PROBLEM TO SOLVE:
Gather all lines from the material that contain the word "chart".

Stored records:
** Start **
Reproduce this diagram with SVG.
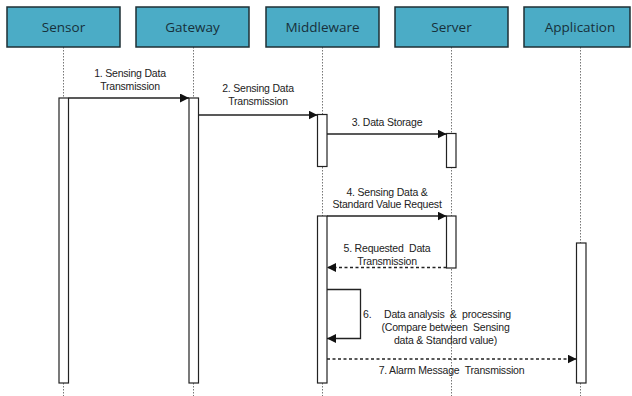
<svg xmlns="http://www.w3.org/2000/svg" width="632" height="396" viewBox="0 0 632 396">
<style>
.hd{fill:#4bacc6;stroke:#1e2f35;stroke-width:1.5}
.ht{font-family:"Open Sans","Liberation Sans",sans-serif;font-size:13.5px;fill:#17303a;text-anchor:middle}
.ll{stroke:#777;stroke-width:1;stroke-dasharray:1.5 1.5;fill:none}
.bar{fill:#fff;stroke:#222;stroke-width:1.2}
.msg{stroke:#222;stroke-width:1.3;fill:none}
.dsh{stroke-dasharray:3 2.5}
.lb{font-family:"Liberation Sans",Arial,sans-serif;font-size:10.5px;letter-spacing:-0.2px;fill:#222;text-anchor:middle}
.ls{font-family:"Liberation Sans",Arial,sans-serif;font-size:10.5px;letter-spacing:-0.2px;fill:#222}
</style>
<defs>
<marker id="ah" viewBox="0 0 10 10" refX="10" refY="5" markerWidth="9" markerHeight="9" markerUnits="userSpaceOnUse" orient="auto">
<path d="M0,0 L10,5 L0,10 Z" fill="#111"/>
</marker>
</defs>
<g id="lifelines">
<line class="ll" x1="63.5" y1="47" x2="63.5" y2="396"/>
<line class="ll" x1="193.5" y1="47" x2="193.5" y2="396"/>
<line class="ll" x1="322.5" y1="47" x2="322.5" y2="396"/>
<line class="ll" x1="451.5" y1="47" x2="451.5" y2="396"/>
<line class="ll" x1="580.5" y1="47" x2="580.5" y2="396"/>
</g>
<g id="sensor"><rect class="hd" x="7" y="7" width="113" height="40"/><text class="ht" x="63.5" y="32">Sensor</text></g>
<g id="gateway"><rect class="hd" x="136" y="7" width="113" height="40"/><text class="ht" x="192.5" y="32">Gateway</text></g>
<g id="middleware"><rect class="hd" x="266" y="7" width="113" height="40"/><text class="ht" x="322.5" y="32">Middleware</text></g>
<g id="server"><rect class="hd" x="395" y="7" width="113" height="40"/><text class="ht" x="451.5" y="32">Server</text></g>
<g id="application"><rect class="hd" x="524" y="7" width="106" height="40"/><text class="ht" x="580" y="32">Application</text></g>
<g id="activations">
<rect class="bar" x="59" y="98" width="9.5" height="285"/>
<rect class="bar" x="189" y="98" width="9.5" height="285"/>
<rect class="bar" x="317.5" y="114.5" width="9.5" height="52"/>
<rect class="bar" x="446.5" y="133.5" width="9.5" height="34"/>
<rect class="bar" x="317.5" y="216" width="9.5" height="167"/>
<rect class="bar" x="446.5" y="216" width="9.5" height="52"/>
<rect class="bar" x="576.5" y="243" width="9.5" height="140"/>
</g>
<g id="connectors">
<line class="msg" x1="68.5" y1="98" x2="189" y2="98" marker-end="url(#ah)"/>
<line class="msg" x1="198.5" y1="115" x2="317.5" y2="115" marker-end="url(#ah)"/>
<line class="msg" x1="327" y1="134" x2="446.5" y2="134" marker-end="url(#ah)"/>
<line class="msg" x1="327" y1="216" x2="446.5" y2="216" marker-end="url(#ah)"/>
<line class="msg dsh" x1="446.5" y1="267.5" x2="327" y2="267.5" marker-end="url(#ah)"/>
<polyline class="msg" points="327,289.5 360.5,289.5 360.5,338.5 327,338.5" marker-end="url(#ah)"/>
<line class="msg dsh" x1="327" y1="359" x2="576.5" y2="359" marker-end="url(#ah)"/>
</g>
<g id="labels">
<text class="lb" x="130" y="77">1. Sensing Data</text>
<text class="lb" x="130" y="90">Transmission</text>
<text class="lb" x="258" y="92">2. Sensing Data</text>
<text class="lb" x="258" y="105">Transmission</text>
<text class="lb" x="387" y="126">3. Data Storage</text>
<text class="lb" x="387" y="196">4. Sensing Data &amp;</text>
<text class="lb" x="387" y="208">Standard Value Request</text>
<text class="lb" x="387" y="252" xml:space="preserve">5. Requested  Data</text>
<text class="lb" x="387" y="265">Transmission</text>
<text class="ls" x="363" y="318">6.</text>
<text class="ls" x="384" y="318" xml:space="preserve">Data analysis  &amp;  processing</text>
<text class="lb" x="445.5" y="331" xml:space="preserve">(Compare between  Sensing</text>
<text class="lb" x="445.5" y="344">data &amp; Standard value)</text>
<text class="lb" x="451.5" y="374" xml:space="preserve">7. Alarm Message  Transmission</text>
</g>
</svg>
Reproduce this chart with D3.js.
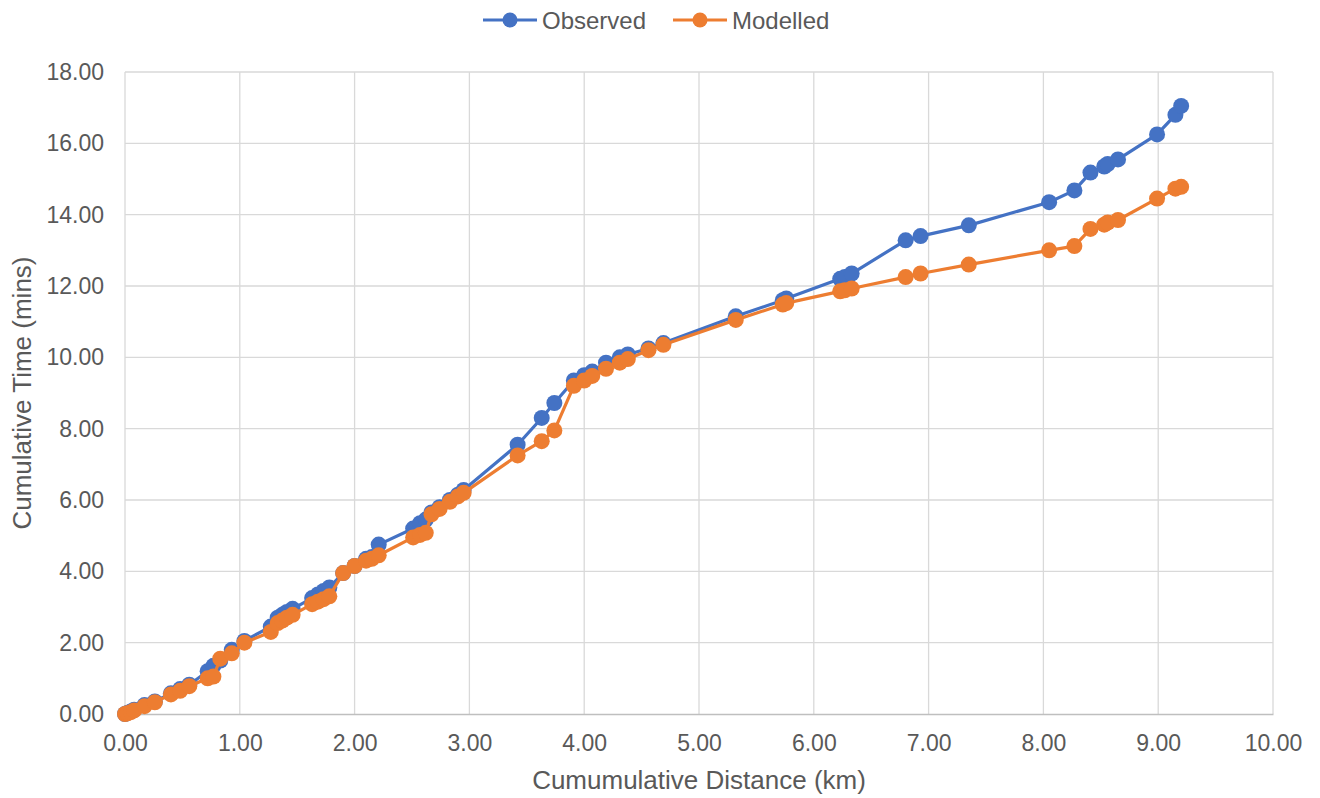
<!DOCTYPE html>
<html>
<head>
<meta charset="utf-8">
<script src="https://cdn.jsdelivr.net/npm/d3@7"></script>
<style>
  html, body { margin: 0; padding: 0; background: #fff; }
  svg { display: block; font-family: "Liberation Sans", Arial, sans-serif; }
</style>
</head>
<body>
<svg id="chart" width="1320" height="798"></svg>
<script>
const seriesNames = ["Observed", "Modelled"];
const seriesColors = ["#4472C4", "#ED7D31"];
const distance = [0.00,0.02,0.05,0.08,0.17,0.26,0.40,0.48,0.56,0.72,0.77,0.83,0.93,1.04,1.27,1.33,1.37,1.41,1.46,1.63,1.68,1.73,1.78,1.90,2.00,2.10,2.15,2.21,2.51,2.57,2.62,2.67,2.74,2.83,2.90,2.95,3.42,3.63,3.74,3.91,4.00,4.07,4.19,4.31,4.38,4.56,4.69,5.32,5.73,5.76,6.23,6.27,6.33,6.80,6.93,7.35,8.05,8.27,8.41,8.53,8.56,8.65,8.99,9.15,9.20];
const observed = [0,0.03,0.07,0.12,0.25,0.35,0.58,0.70,0.82,1.20,1.35,1.50,1.80,2.05,2.45,2.70,2.78,2.86,2.95,3.25,3.35,3.45,3.55,3.95,4.15,4.35,4.40,4.75,5.20,5.35,5.45,5.65,5.80,6.00,6.15,6.28,7.55,8.30,8.72,9.35,9.50,9.60,9.85,10.00,10.08,10.25,10.40,11.15,11.60,11.65,12.20,12.25,12.35,13.28,13.40,13.70,14.35,14.68,15.18,15.35,15.42,15.55,16.25,16.80,17.05];
const modelled = [0,0.02,0.05,0.10,0.22,0.33,0.55,0.65,0.78,1.00,1.05,1.55,1.70,2.00,2.30,2.55,2.62,2.70,2.78,3.08,3.15,3.22,3.30,3.95,4.15,4.30,4.35,4.45,4.95,5.02,5.08,5.60,5.75,5.95,6.10,6.20,7.25,7.65,7.95,9.20,9.35,9.48,9.68,9.85,9.95,10.20,10.35,11.05,11.48,11.52,11.85,11.88,11.93,12.25,12.35,12.60,13.00,13.12,13.60,13.72,13.78,13.85,14.45,14.73,14.78];
const xTicks = [0,1,2,3,4,5,6,7,8,9,10];
const yTicks = [0,2,4,6,8,10,12,14,16,18];
const xTitle = "Cumumulative Distance (km)";
const yTitle = "Cumulative Time (mins)";

const svg = d3.select("#chart");
const L = 125, R = 1273, T = 72, B = 714;
const x = d3.scaleLinear().domain([0, 10]).range([L, R]);
const y = d3.scaleLinear().domain([0, 18]).range([B, T]);
const textColor = "#595959";

// gridlines
svg.append("g").selectAll("line.h").data(yTicks.filter(d => d > 0)).join("line")
  .attr("x1", L).attr("x2", R).attr("y1", d => y(d)).attr("y2", d => y(d))
  .attr("stroke", "#d9d9d9").attr("stroke-width", 1.3);
svg.append("g").selectAll("line.v").data(xTicks).join("line")
  .attr("x1", d => x(d)).attr("x2", d => x(d)).attr("y1", T).attr("y2", B)
  .attr("stroke", "#d9d9d9").attr("stroke-width", 1.3);

// axes
const xAxis = svg.append("g").attr("transform", `translate(0,${B})`)
  .call(d3.axisBottom(x).tickValues(xTicks).tickFormat(d3.format(".2f")).tickSize(0).tickPadding(21));
xAxis.select(".domain").attr("stroke", "#bfbfbf").attr("stroke-width", 1.3);
xAxis.selectAll("text").attr("fill", textColor).style("font-size", "23px").style("font-family", "Liberation Sans, Arial, sans-serif");

const yAxis = svg.append("g").attr("transform", `translate(${L},0)`)
  .call(d3.axisLeft(y).tickValues(yTicks).tickFormat(d3.format(".2f")).tickSize(0).tickPadding(21));
yAxis.select(".domain").remove();
yAxis.selectAll("text").attr("fill", textColor).style("font-size", "23px").style("font-family", "Liberation Sans, Arial, sans-serif");

// titles
svg.append("text").attr("x", 699).attr("y", 789).attr("text-anchor", "middle")
  .attr("fill", textColor).style("font-size", "26px").text(xTitle);
svg.append("text").attr("transform", `translate(31,${393}) rotate(-90)`).attr("text-anchor", "middle")
  .attr("fill", textColor).style("font-size", "26px").text(yTitle);

// series
const series = [observed, modelled];
const line = d3.line().x(d => x(d[0])).y(d => y(d[1]));
series.forEach((vals, i) => {
  const pts = distance.map((d, j) => [d, vals[j]]);
  const g = svg.append("g");
  g.append("path").datum(pts).attr("d", line).attr("fill", "none")
    .attr("stroke", seriesColors[i]).attr("stroke-width", 3.2).attr("stroke-linejoin", "round");
  g.selectAll("circle").data(pts).join("circle")
    .attr("cx", d => x(d[0])).attr("cy", d => y(d[1])).attr("r", 8)
    .attr("fill", seriesColors[i]);
});

// legend
const legendX = [483, 673];
seriesNames.forEach((name, i) => {
  const g = svg.append("g").attr("transform", `translate(${legendX[i]},20)`);
  g.append("line").attr("x1", 0).attr("x2", 54).attr("y1", 0).attr("y2", 0)
    .attr("stroke", seriesColors[i]).attr("stroke-width", 3.2);
  g.append("circle").attr("cx", 27).attr("cy", 0).attr("r", 7.5).attr("fill", seriesColors[i]);
  g.append("text").attr("x", 59).attr("y", 8.5).attr("fill", textColor)
    .style("font-size", "24px").text(name);
});
</script>
</body>
</html>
** End **
THE REPLY:
Reproduce this chart with D3.js.
<svg id="chart" width="1320" height="798"></svg>
const svg = d3.select("#chart");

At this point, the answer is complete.